▶ **Data for this task**

** START **

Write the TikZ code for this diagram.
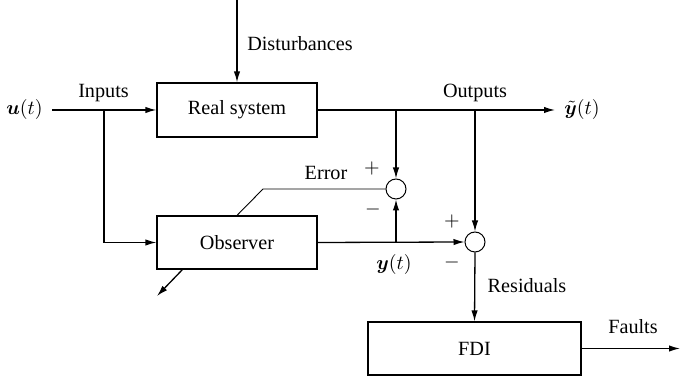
\documentclass[tikz,border=0pt]{standalone}
\usepackage{fontspec}
\setmainfont{Liberation Serif}
\usepackage{bm}
\usetikzlibrary{arrows.meta}
\begin{document}
\begin{tikzpicture}[x=0.5pt,y=-0.5pt,
  font=\fontsize{10.1}{12}\selectfont,
  blk/.style={draw, line width=0.6pt, inner sep=0pt},
  sumc/.style={draw, circle, line width=0.5pt, minimum size=10pt, inner sep=0pt},
  conn/.style={line width=0.65pt, -{Latex[length=5.5pt,width=3.2pt]}},
  thin/.style={line width=0.45pt},
  lbl/.style={inner sep=0pt}]
\useasboundingbox (0,0) rectangle (680,378);
% blocks
\node[blk, minimum width=80pt, minimum height=27pt] (rs) at (237,110) {Real system};
\node[blk, minimum width=80pt, minimum height=26.5pt] (obs) at (237,242.5) {Observer};
\node[blk, minimum width=106.5pt, minimum height=26.5pt] (fdi) at (474.5,348.5) {FDI};
\node[sumc] (c1) at (396,189) {};
\node[sumc] (c2) at (475,242) {};
% coordinates
\coordinate (dtop) at (237,0);
\coordinate (uin) at (52,110);
\coordinate (bin) at (104,110);
\coordinate (bin2) at (104,242.5);
\coordinate (yout) at (555,110);
\coordinate (b1) at (396,110);
\coordinate (b2) at (475,110);
\coordinate (yb) at (396,242.5);
\coordinate (ebend) at (263,189);
\coordinate (ftip) at (680,348.5);
\coordinate (oa) at (183,269);
\coordinate (ob) at (157,296);
% connectors
\draw[conn] (dtop) -- (rs.north);
\draw[conn] (uin) -- (rs.west);
\draw[conn] (bin) -- (bin2) -- (obs.west);
\draw[conn] (rs.east) -- (yout);
\draw[conn] (b1) -- (c1.north);
\draw[conn] (b2) -- (c2.north);
\draw[conn] (obs.east) -- (c2.west);
\draw[conn] (yb) -- (c1.south);
\draw[conn] (c2.south) -- (fdi.north);
\draw[conn] (fdi.east) -- (ftip);
\draw[thin] (obs.north) -- (ebend) -- (c1.west);
\draw[conn] (oa) -- (ob);
% labels
\node[lbl] (lu) at (24.5,110) {$\bm{u}(t)$};
\node[lbl] (lin) at (103.5,93) {Inputs};
\node[lbl] (ldist) at (300,44) {Disturbances};
\node[lbl] (lout) at (475,93) {Outputs};
\node[lbl, anchor=west] (ly) at (564,110) {$\tilde{\bm{y}}(t)$};
\node[lbl] (lerr) at (326,173) {Error};
\node[lbl] (lp1) at (372,169) {$+$};
\node[lbl] (lm1) at (373,210) {$-$};
\node[lbl] (lp2) at (452,222) {$+$};
\node[lbl] (lm2) at (452,263) {$-$};
\node[lbl] (lyt) at (394,265) {$\bm{y}(t)$};
\node[lbl] (lres) at (527,286) {Residuals};
\node[lbl] (lf) at (633,327) {Faults};
\end{tikzpicture}
\end{document}
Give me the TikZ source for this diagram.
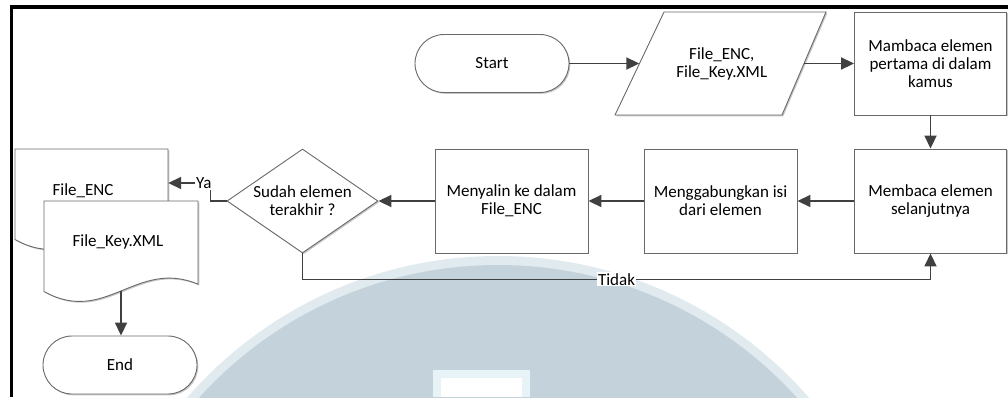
\documentclass[tikz,border=0pt]{standalone}
\usepackage{fontspec}
\setmainfont{Carlito}
\usetikzlibrary{shapes.geometric,shapes.misc,arrows.meta,shadows}

\definecolor{connector}{RGB}{64,64,64}
\definecolor{outline}{RGB}{105,105,105}
\definecolor{wmark}{RGB}{196,211,219}
\definecolor{wmarkedge}{RGB}{224,234,239}
\definecolor{wmarklight}{RGB}{232,243,247}

\newcommand\flowfont{\fontsize{17}{18}\selectfont}

\tikzset{
  shade/.style={drop shadow={shadow xshift=1.3pt,shadow yshift=-1.3pt,fill=black!22,opacity=1}},
  shapeline/.style={draw=outline,line width=0.9pt,fill=white,shade},
  box/.style={shapeline,rectangle,minimum width=152pt,minimum height=104pt,
    inner sep=0pt,align=center,font=\flowfont},
  term/.style={shapeline,rounded rectangle,rounded rectangle arc length=180,
    minimum width=154pt,minimum height=58pt,inner sep=0pt,font=\flowfont},
  decision/.style={shapeline,diamond,aspect=1.45,minimum width=151pt,
    minimum height=104pt,inner sep=0pt,align=center,font=\flowfont},
  txt/.style={align=center,font=\flowfont,inner sep=0pt},
  conn/.style={draw=connector,line width=1.8pt,
    -{Triangle[length=13pt,width=12pt]}},
  lbl/.style={fill=white,inner sep=1pt,font=\flowfont},
}

\begin{document}
\begin{tikzpicture}[x=1pt,y=-1pt]
\useasboundingbox (0,0) rectangle (1008,397);

% background seal, clipped to the page
\begin{scope}
  \clip (0,0) rectangle (1008,397);
  \fill[wmarkedge] (498,668) circle[radius=412pt];
  \fill[wmark] (498,668) circle[radius=403pt];
  \fill[wmarklight] (433,370) rectangle (530,397);
  \fill[white] (441,378) rectangle (522,397);
\end{scope}

% page border (top and left)
\draw[line width=4pt] (10,7) -- (1008,7);
\draw[line width=3.5pt] (11.7,5) -- (11.7,397);

% top row
\node[term] (start) at (492,63.5) {Start};

\path[shapeline] (664,12) -- (826,12) -- (782,115) -- (615,115) -- cycle;
\node[txt,minimum width=164.5pt,minimum height=103pt] (io) at (721.75,63.5)
  {File\_ENC,\\File\_Key.XML};

\node[box,minimum height=103pt] (r1) at (930.5,63.5)
  {Mambaca elemen\\pertama di dalam\\kamus};

% middle row
\node[box] (r2) at (930.5,201) {Membaca elemen\\selanjutnya};
\node[box,minimum width=153pt] (r3) at (720.5,201) {Menggabungkan isi\\dari elemen};
\node[box,minimum width=153pt] (r4) at (511.5,201) {Menyalin ke dalam\\File\_ENC};
\node[decision] (dec) at (302.5,201) {Sudah elemen\\terakhir ?};

% stacked output documents
\path[shapeline] (15,149) -- (168,149) -- (168,232.2)
  .. controls (106.8,206.2) and (76.2,273.8) .. (15,239.5) -- cycle;
\node[inner sep=0pt,minimum width=153pt,minimum height=104pt] (enc) at (91.5,201) {};
\node[txt] (enctext) at (83,191) {File\_ENC};

\path[shapeline] (44,201) -- (198,201) -- (198,284.2)
  .. controls (136.4,258.2) and (105.6,325.8) .. (44,291.5) -- cycle;
\node[inner sep=0pt,minimum width=154pt,minimum height=104pt] (key) at (121,253) {};
\node[txt] (keytext) at (118,242) {File\_Key.XML};

\node[term] (end) at (120,365) {End};

% connectors
\draw[conn] (start.east) -- (start.east -| io.west);
\draw[conn] (io.east) -- (io.east -| r1.west);
\draw[conn] (r1) -- (r2);
\draw[conn] (r2) -- (r3);
\draw[conn] (r3) -- (r4);
\draw[conn] (r4) -- (dec);

\path (enc.east) ++(0,-18) coordinate (yaend);
\draw[conn] (dec.west) -- ++(-16,0) |- (yaend) node[pos=0.58,lbl] {Ya};

\draw[conn] (dec.south) -- ++(0,26) -| (r2.south) node[pos=0.25,lbl] {Tidak};

\coordinate (keyout) at (121,291);
\draw[conn] (keyout) -- (keyout |- end.north);
\end{tikzpicture}
\end{document}
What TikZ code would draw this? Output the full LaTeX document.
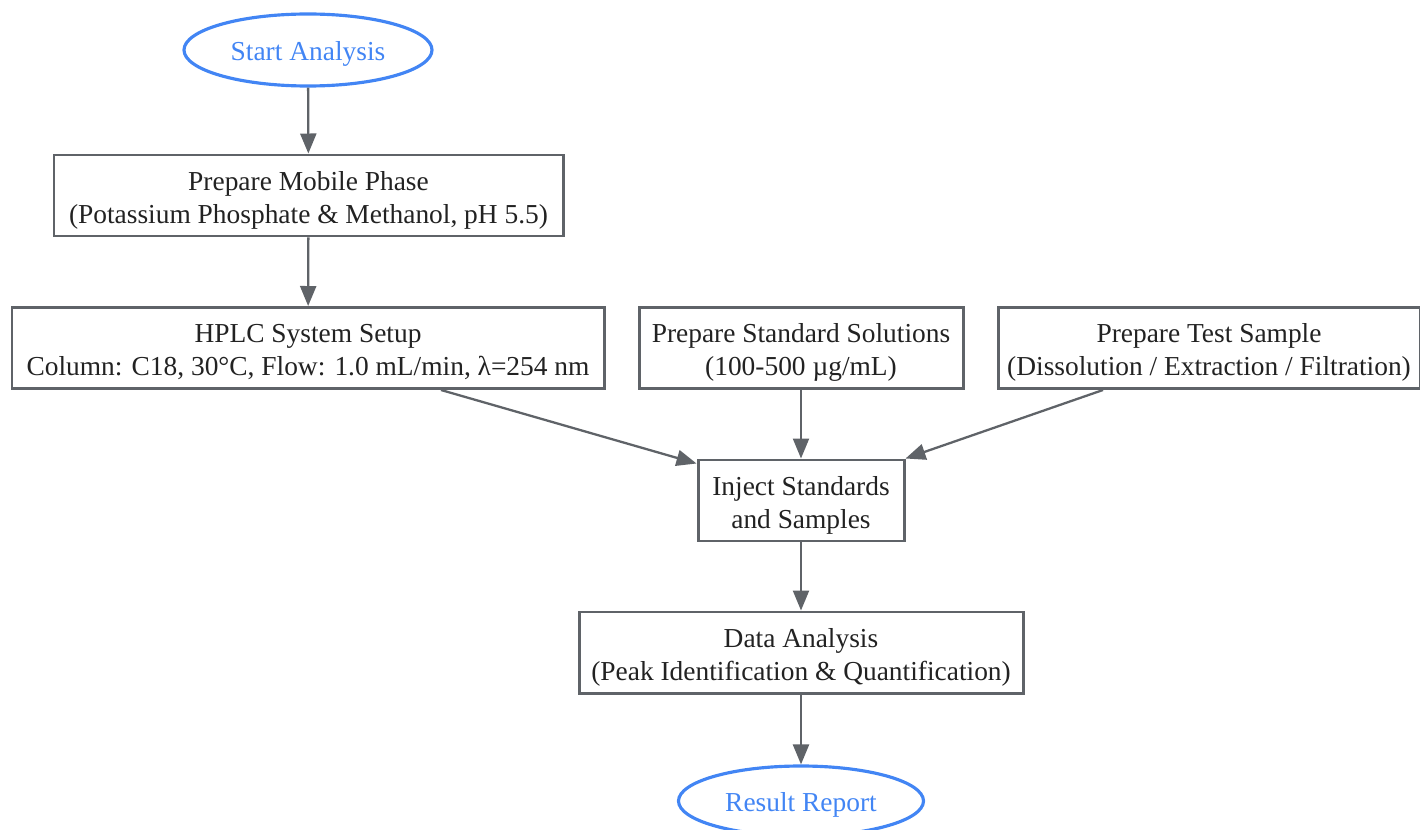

** END **

▶ **Exercise goal**
Set down all the entries exactly as they appear, but skip any pictures.

▶ **Answer to this exercise**
Write the TikZ code for this diagram.
\documentclass[tikz,border=0pt]{standalone}
\usepackage{fontspec}
\setmainfont{Liberation Serif}
\usepackage{bm}
\usetikzlibrary{arrows.meta}
\begin{document}
\begin{tikzpicture}[x=0.5pt,y=-0.5pt,
  font=\fontsize{10.1}{12}\selectfont,
  blk/.style={draw, line width=0.6pt, inner sep=0pt},
  sumc/.style={draw, circle, line width=0.5pt, minimum size=10pt, inner sep=0pt},
  conn/.style={line width=0.65pt, -{Latex[length=5.5pt,width=3.2pt]}},
  thin/.style={line width=0.45pt},
  lbl/.style={inner sep=0pt}]
\useasboundingbox (0,0) rectangle (680,378);
% blocks
\node[blk, minimum width=80pt, minimum height=27pt] (rs) at (237,110) {Real system};
\node[blk, minimum width=80pt, minimum height=26.5pt] (obs) at (237,242.5) {Observer};
\node[blk, minimum width=106.5pt, minimum height=26.5pt] (fdi) at (474.5,348.5) {FDI};
\node[sumc] (c1) at (396,189) {};
\node[sumc] (c2) at (475,242) {};
% coordinates
\coordinate (dtop) at (237,0);
\coordinate (uin) at (52,110);
\coordinate (bin) at (104,110);
\coordinate (bin2) at (104,242.5);
\coordinate (yout) at (555,110);
\coordinate (b1) at (396,110);
\coordinate (b2) at (475,110);
\coordinate (yb) at (396,242.5);
\coordinate (ebend) at (263,189);
\coordinate (ftip) at (680,348.5);
\coordinate (oa) at (183,269);
\coordinate (ob) at (157,296);
% connectors
\draw[conn] (dtop) -- (rs.north);
\draw[conn] (uin) -- (rs.west);
\draw[conn] (bin) -- (bin2) -- (obs.west);
\draw[conn] (rs.east) -- (yout);
\draw[conn] (b1) -- (c1.north);
\draw[conn] (b2) -- (c2.north);
\draw[conn] (obs.east) -- (c2.west);
\draw[conn] (yb) -- (c1.south);
\draw[conn] (c2.south) -- (fdi.north);
\draw[conn] (fdi.east) -- (ftip);
\draw[thin] (obs.north) -- (ebend) -- (c1.west);
\draw[conn] (oa) -- (ob);
% labels
\node[lbl] (lu) at (24.5,110) {$\bm{u}(t)$};
\node[lbl] (lin) at (103.5,93) {Inputs};
\node[lbl] (ldist) at (300,44) {Disturbances};
\node[lbl] (lout) at (475,93) {Outputs};
\node[lbl, anchor=west] (ly) at (564,110) {$\tilde{\bm{y}}(t)$};
\node[lbl] (lerr) at (326,173) {Error};
\node[lbl] (lp1) at (372,169) {$+$};
\node[lbl] (lm1) at (373,210) {$-$};
\node[lbl] (lp2) at (452,222) {$+$};
\node[lbl] (lm2) at (452,263) {$-$};
\node[lbl] (lyt) at (394,265) {$\bm{y}(t)$};
\node[lbl] (lres) at (527,286) {Residuals};
\node[lbl] (lf) at (633,327) {Faults};
\end{tikzpicture}
\end{document}
Give me the TikZ source for this diagram.
\documentclass[tikz,border=0pt]{standalone}
\usepackage{fontspec}
\setmainfont{Carlito}
\usetikzlibrary{shapes.geometric,shapes.misc,arrows.meta,shadows}

\definecolor{connector}{RGB}{64,64,64}
\definecolor{outline}{RGB}{105,105,105}
\definecolor{wmark}{RGB}{196,211,219}
\definecolor{wmarkedge}{RGB}{224,234,239}
\definecolor{wmarklight}{RGB}{232,243,247}

\newcommand\flowfont{\fontsize{17}{18}\selectfont}

\tikzset{
  shade/.style={drop shadow={shadow xshift=1.3pt,shadow yshift=-1.3pt,fill=black!22,opacity=1}},
  shapeline/.style={draw=outline,line width=0.9pt,fill=white,shade},
  box/.style={shapeline,rectangle,minimum width=152pt,minimum height=104pt,
    inner sep=0pt,align=center,font=\flowfont},
  term/.style={shapeline,rounded rectangle,rounded rectangle arc length=180,
    minimum width=154pt,minimum height=58pt,inner sep=0pt,font=\flowfont},
  decision/.style={shapeline,diamond,aspect=1.45,minimum width=151pt,
    minimum height=104pt,inner sep=0pt,align=center,font=\flowfont},
  txt/.style={align=center,font=\flowfont,inner sep=0pt},
  conn/.style={draw=connector,line width=1.8pt,
    -{Triangle[length=13pt,width=12pt]}},
  lbl/.style={fill=white,inner sep=1pt,font=\flowfont},
}

\begin{document}
\begin{tikzpicture}[x=1pt,y=-1pt]
\useasboundingbox (0,0) rectangle (1008,397);

% background seal, clipped to the page
\begin{scope}
  \clip (0,0) rectangle (1008,397);
  \fill[wmarkedge] (498,668) circle[radius=412pt];
  \fill[wmark] (498,668) circle[radius=403pt];
  \fill[wmarklight] (433,370) rectangle (530,397);
  \fill[white] (441,378) rectangle (522,397);
\end{scope}

% page border (top and left)
\draw[line width=4pt] (10,7) -- (1008,7);
\draw[line width=3.5pt] (11.7,5) -- (11.7,397);

% top row
\node[term] (start) at (492,63.5) {Start};

\path[shapeline] (664,12) -- (826,12) -- (782,115) -- (615,115) -- cycle;
\node[txt,minimum width=164.5pt,minimum height=103pt] (io) at (721.75,63.5)
  {File\_ENC,\\File\_Key.XML};

\node[box,minimum height=103pt] (r1) at (930.5,63.5)
  {Mambaca elemen\\pertama di dalam\\kamus};

% middle row
\node[box] (r2) at (930.5,201) {Membaca elemen\\selanjutnya};
\node[box,minimum width=153pt] (r3) at (720.5,201) {Menggabungkan isi\\dari elemen};
\node[box,minimum width=153pt] (r4) at (511.5,201) {Menyalin ke dalam\\File\_ENC};
\node[decision] (dec) at (302.5,201) {Sudah elemen\\terakhir ?};

% stacked output documents
\path[shapeline] (15,149) -- (168,149) -- (168,232.2)
  .. controls (106.8,206.2) and (76.2,273.8) .. (15,239.5) -- cycle;
\node[inner sep=0pt,minimum width=153pt,minimum height=104pt] (enc) at (91.5,201) {};
\node[txt] (enctext) at (83,191) {File\_ENC};

\path[shapeline] (44,201) -- (198,201) -- (198,284.2)
  .. controls (136.4,258.2) and (105.6,325.8) .. (44,291.5) -- cycle;
\node[inner sep=0pt,minimum width=154pt,minimum height=104pt] (key) at (121,253) {};
\node[txt] (keytext) at (118,242) {File\_Key.XML};

\node[term] (end) at (120,365) {End};

% connectors
\draw[conn] (start.east) -- (start.east -| io.west);
\draw[conn] (io.east) -- (io.east -| r1.west);
\draw[conn] (r1) -- (r2);
\draw[conn] (r2) -- (r3);
\draw[conn] (r3) -- (r4);
\draw[conn] (r4) -- (dec);

\path (enc.east) ++(0,-18) coordinate (yaend);
\draw[conn] (dec.west) -- ++(-16,0) |- (yaend) node[pos=0.58,lbl] {Ya};

\draw[conn] (dec.south) -- ++(0,26) -| (r2.south) node[pos=0.25,lbl] {Tidak};

\coordinate (keyout) at (121,291);
\draw[conn] (keyout) -- (keyout |- end.north);
\end{tikzpicture}
\end{document}
What TikZ code would draw this? Output the full LaTeX document.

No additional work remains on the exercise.